* Your task *
Please transcribe the data below exactly. Leave the pictures out.

* Data section *
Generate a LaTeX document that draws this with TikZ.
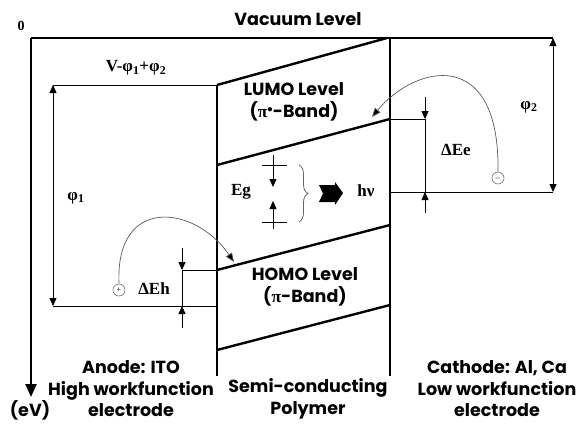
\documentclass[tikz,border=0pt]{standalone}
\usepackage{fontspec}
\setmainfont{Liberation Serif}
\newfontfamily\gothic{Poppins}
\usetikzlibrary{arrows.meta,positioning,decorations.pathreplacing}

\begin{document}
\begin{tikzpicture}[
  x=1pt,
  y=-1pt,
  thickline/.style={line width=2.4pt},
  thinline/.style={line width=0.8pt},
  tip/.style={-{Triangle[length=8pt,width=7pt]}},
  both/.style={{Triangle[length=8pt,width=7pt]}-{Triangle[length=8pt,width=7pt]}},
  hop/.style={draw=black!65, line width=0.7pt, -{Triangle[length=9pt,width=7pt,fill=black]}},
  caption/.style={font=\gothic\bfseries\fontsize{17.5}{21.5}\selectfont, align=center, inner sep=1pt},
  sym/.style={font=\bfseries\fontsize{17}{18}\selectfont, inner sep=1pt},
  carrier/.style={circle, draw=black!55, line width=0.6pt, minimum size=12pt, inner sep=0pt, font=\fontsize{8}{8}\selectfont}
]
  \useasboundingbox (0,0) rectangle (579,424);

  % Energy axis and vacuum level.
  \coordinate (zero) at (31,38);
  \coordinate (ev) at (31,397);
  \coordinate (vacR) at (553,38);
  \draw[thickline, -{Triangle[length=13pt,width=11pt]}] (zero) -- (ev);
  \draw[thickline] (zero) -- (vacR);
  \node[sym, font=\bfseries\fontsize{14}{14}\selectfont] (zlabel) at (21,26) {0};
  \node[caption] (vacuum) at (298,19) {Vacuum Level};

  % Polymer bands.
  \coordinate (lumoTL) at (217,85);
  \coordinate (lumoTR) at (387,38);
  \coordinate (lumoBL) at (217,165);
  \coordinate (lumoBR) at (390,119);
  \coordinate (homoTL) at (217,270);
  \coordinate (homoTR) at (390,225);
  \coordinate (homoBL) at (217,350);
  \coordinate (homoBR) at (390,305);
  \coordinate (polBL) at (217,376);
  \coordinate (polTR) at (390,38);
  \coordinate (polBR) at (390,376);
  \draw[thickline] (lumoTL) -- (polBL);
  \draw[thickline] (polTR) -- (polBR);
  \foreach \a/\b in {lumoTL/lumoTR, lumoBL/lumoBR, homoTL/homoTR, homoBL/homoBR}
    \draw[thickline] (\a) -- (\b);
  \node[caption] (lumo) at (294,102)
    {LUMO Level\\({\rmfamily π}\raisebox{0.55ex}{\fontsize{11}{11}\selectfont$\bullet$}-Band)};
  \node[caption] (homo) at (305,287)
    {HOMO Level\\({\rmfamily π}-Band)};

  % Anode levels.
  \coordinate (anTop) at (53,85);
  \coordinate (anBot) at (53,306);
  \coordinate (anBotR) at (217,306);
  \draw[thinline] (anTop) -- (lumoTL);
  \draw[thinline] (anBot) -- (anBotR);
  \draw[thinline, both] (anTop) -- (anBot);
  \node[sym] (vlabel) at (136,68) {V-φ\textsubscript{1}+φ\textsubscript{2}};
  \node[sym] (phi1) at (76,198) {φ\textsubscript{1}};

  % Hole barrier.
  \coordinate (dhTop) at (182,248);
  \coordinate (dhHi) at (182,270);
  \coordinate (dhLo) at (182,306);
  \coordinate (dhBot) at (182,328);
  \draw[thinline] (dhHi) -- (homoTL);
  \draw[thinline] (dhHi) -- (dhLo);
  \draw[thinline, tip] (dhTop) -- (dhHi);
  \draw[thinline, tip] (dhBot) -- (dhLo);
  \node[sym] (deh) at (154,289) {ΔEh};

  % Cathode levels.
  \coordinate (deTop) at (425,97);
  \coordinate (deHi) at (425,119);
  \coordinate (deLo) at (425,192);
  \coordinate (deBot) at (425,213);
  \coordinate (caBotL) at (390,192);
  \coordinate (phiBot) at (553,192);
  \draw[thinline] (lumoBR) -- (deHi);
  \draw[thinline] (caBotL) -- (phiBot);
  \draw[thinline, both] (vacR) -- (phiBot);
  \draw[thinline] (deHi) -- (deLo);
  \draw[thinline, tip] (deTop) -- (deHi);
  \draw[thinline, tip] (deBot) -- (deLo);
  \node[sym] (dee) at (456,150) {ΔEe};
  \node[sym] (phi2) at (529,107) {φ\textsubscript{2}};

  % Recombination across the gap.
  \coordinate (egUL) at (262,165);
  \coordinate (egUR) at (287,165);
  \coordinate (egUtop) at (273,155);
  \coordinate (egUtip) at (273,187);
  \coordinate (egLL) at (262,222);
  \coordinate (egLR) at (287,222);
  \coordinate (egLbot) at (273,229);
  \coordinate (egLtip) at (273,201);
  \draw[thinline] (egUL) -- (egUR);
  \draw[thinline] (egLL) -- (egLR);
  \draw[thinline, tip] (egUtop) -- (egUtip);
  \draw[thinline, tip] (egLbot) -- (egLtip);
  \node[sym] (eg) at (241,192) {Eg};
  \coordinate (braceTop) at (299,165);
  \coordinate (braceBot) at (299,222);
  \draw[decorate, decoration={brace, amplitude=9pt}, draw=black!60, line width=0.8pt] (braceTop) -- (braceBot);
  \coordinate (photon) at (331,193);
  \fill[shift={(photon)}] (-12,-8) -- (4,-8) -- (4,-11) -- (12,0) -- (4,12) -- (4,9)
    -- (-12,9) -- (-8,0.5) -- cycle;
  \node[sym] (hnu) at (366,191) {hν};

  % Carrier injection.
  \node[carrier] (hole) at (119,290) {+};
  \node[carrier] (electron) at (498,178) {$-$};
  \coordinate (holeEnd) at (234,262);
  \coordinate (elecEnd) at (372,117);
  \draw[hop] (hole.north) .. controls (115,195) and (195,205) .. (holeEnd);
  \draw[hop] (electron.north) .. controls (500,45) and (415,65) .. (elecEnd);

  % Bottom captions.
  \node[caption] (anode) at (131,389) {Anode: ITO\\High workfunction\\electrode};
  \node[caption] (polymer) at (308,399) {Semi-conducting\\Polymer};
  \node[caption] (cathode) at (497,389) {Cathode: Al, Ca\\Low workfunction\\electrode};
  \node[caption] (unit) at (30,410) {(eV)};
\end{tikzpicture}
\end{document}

* Finished exercise *
Generate a LaTeX document that draws this with TikZ.
\documentclass[tikz,border=0pt]{standalone}
\usepackage{fontspec}
\setmainfont{Liberation Serif}
\newfontfamily\gothic{Poppins}
\usetikzlibrary{arrows.meta,positioning,decorations.pathreplacing}

\begin{document}
\begin{tikzpicture}[
  x=1pt,
  y=-1pt,
  thickline/.style={line width=2.4pt},
  thinline/.style={line width=0.8pt},
  tip/.style={-{Triangle[length=8pt,width=7pt]}},
  both/.style={{Triangle[length=8pt,width=7pt]}-{Triangle[length=8pt,width=7pt]}},
  hop/.style={draw=black!65, line width=0.7pt, -{Triangle[length=9pt,width=7pt,fill=black]}},
  caption/.style={font=\gothic\bfseries\fontsize{17.5}{21.5}\selectfont, align=center, inner sep=1pt},
  sym/.style={font=\bfseries\fontsize{17}{18}\selectfont, inner sep=1pt},
  carrier/.style={circle, draw=black!55, line width=0.6pt, minimum size=12pt, inner sep=0pt, font=\fontsize{8}{8}\selectfont}
]
  \useasboundingbox (0,0) rectangle (579,424);

  % Energy axis and vacuum level.
  \coordinate (zero) at (31,38);
  \coordinate (ev) at (31,397);
  \coordinate (vacR) at (553,38);
  \draw[thickline, -{Triangle[length=13pt,width=11pt]}] (zero) -- (ev);
  \draw[thickline] (zero) -- (vacR);
  \node[sym, font=\bfseries\fontsize{14}{14}\selectfont] (zlabel) at (21,26) {0};
  \node[caption] (vacuum) at (298,19) {Vacuum Level};

  % Polymer bands.
  \coordinate (lumoTL) at (217,85);
  \coordinate (lumoTR) at (387,38);
  \coordinate (lumoBL) at (217,165);
  \coordinate (lumoBR) at (390,119);
  \coordinate (homoTL) at (217,270);
  \coordinate (homoTR) at (390,225);
  \coordinate (homoBL) at (217,350);
  \coordinate (homoBR) at (390,305);
  \coordinate (polBL) at (217,376);
  \coordinate (polTR) at (390,38);
  \coordinate (polBR) at (390,376);
  \draw[thickline] (lumoTL) -- (polBL);
  \draw[thickline] (polTR) -- (polBR);
  \foreach \a/\b in {lumoTL/lumoTR, lumoBL/lumoBR, homoTL/homoTR, homoBL/homoBR}
    \draw[thickline] (\a) -- (\b);
  \node[caption] (lumo) at (294,102)
    {LUMO Level\\({\rmfamily π}\raisebox{0.55ex}{\fontsize{11}{11}\selectfont$\bullet$}-Band)};
  \node[caption] (homo) at (305,287)
    {HOMO Level\\({\rmfamily π}-Band)};

  % Anode levels.
  \coordinate (anTop) at (53,85);
  \coordinate (anBot) at (53,306);
  \coordinate (anBotR) at (217,306);
  \draw[thinline] (anTop) -- (lumoTL);
  \draw[thinline] (anBot) -- (anBotR);
  \draw[thinline, both] (anTop) -- (anBot);
  \node[sym] (vlabel) at (136,68) {V-φ\textsubscript{1}+φ\textsubscript{2}};
  \node[sym] (phi1) at (76,198) {φ\textsubscript{1}};

  % Hole barrier.
  \coordinate (dhTop) at (182,248);
  \coordinate (dhHi) at (182,270);
  \coordinate (dhLo) at (182,306);
  \coordinate (dhBot) at (182,328);
  \draw[thinline] (dhHi) -- (homoTL);
  \draw[thinline] (dhHi) -- (dhLo);
  \draw[thinline, tip] (dhTop) -- (dhHi);
  \draw[thinline, tip] (dhBot) -- (dhLo);
  \node[sym] (deh) at (154,289) {ΔEh};

  % Cathode levels.
  \coordinate (deTop) at (425,97);
  \coordinate (deHi) at (425,119);
  \coordinate (deLo) at (425,192);
  \coordinate (deBot) at (425,213);
  \coordinate (caBotL) at (390,192);
  \coordinate (phiBot) at (553,192);
  \draw[thinline] (lumoBR) -- (deHi);
  \draw[thinline] (caBotL) -- (phiBot);
  \draw[thinline, both] (vacR) -- (phiBot);
  \draw[thinline] (deHi) -- (deLo);
  \draw[thinline, tip] (deTop) -- (deHi);
  \draw[thinline, tip] (deBot) -- (deLo);
  \node[sym] (dee) at (456,150) {ΔEe};
  \node[sym] (phi2) at (529,107) {φ\textsubscript{2}};

  % Recombination across the gap.
  \coordinate (egUL) at (262,165);
  \coordinate (egUR) at (287,165);
  \coordinate (egUtop) at (273,155);
  \coordinate (egUtip) at (273,187);
  \coordinate (egLL) at (262,222);
  \coordinate (egLR) at (287,222);
  \coordinate (egLbot) at (273,229);
  \coordinate (egLtip) at (273,201);
  \draw[thinline] (egUL) -- (egUR);
  \draw[thinline] (egLL) -- (egLR);
  \draw[thinline, tip] (egUtop) -- (egUtip);
  \draw[thinline, tip] (egLbot) -- (egLtip);
  \node[sym] (eg) at (241,192) {Eg};
  \coordinate (braceTop) at (299,165);
  \coordinate (braceBot) at (299,222);
  \draw[decorate, decoration={brace, amplitude=9pt}, draw=black!60, line width=0.8pt] (braceTop) -- (braceBot);
  \coordinate (photon) at (331,193);
  \fill[shift={(photon)}] (-12,-8) -- (4,-8) -- (4,-11) -- (12,0) -- (4,12) -- (4,9)
    -- (-12,9) -- (-8,0.5) -- cycle;
  \node[sym] (hnu) at (366,191) {hν};

  % Carrier injection.
  \node[carrier] (hole) at (119,290) {+};
  \node[carrier] (electron) at (498,178) {$-$};
  \coordinate (holeEnd) at (234,262);
  \coordinate (elecEnd) at (372,117);
  \draw[hop] (hole.north) .. controls (115,195) and (195,205) .. (holeEnd);
  \draw[hop] (electron.north) .. controls (500,45) and (415,65) .. (elecEnd);

  % Bottom captions.
  \node[caption] (anode) at (131,389) {Anode: ITO\\High workfunction\\electrode};
  \node[caption] (polymer) at (308,399) {Semi-conducting\\Polymer};
  \node[caption] (cathode) at (497,389) {Cathode: Al, Ca\\Low workfunction\\electrode};
  \node[caption] (unit) at (30,410) {(eV)};
\end{tikzpicture}
\end{document}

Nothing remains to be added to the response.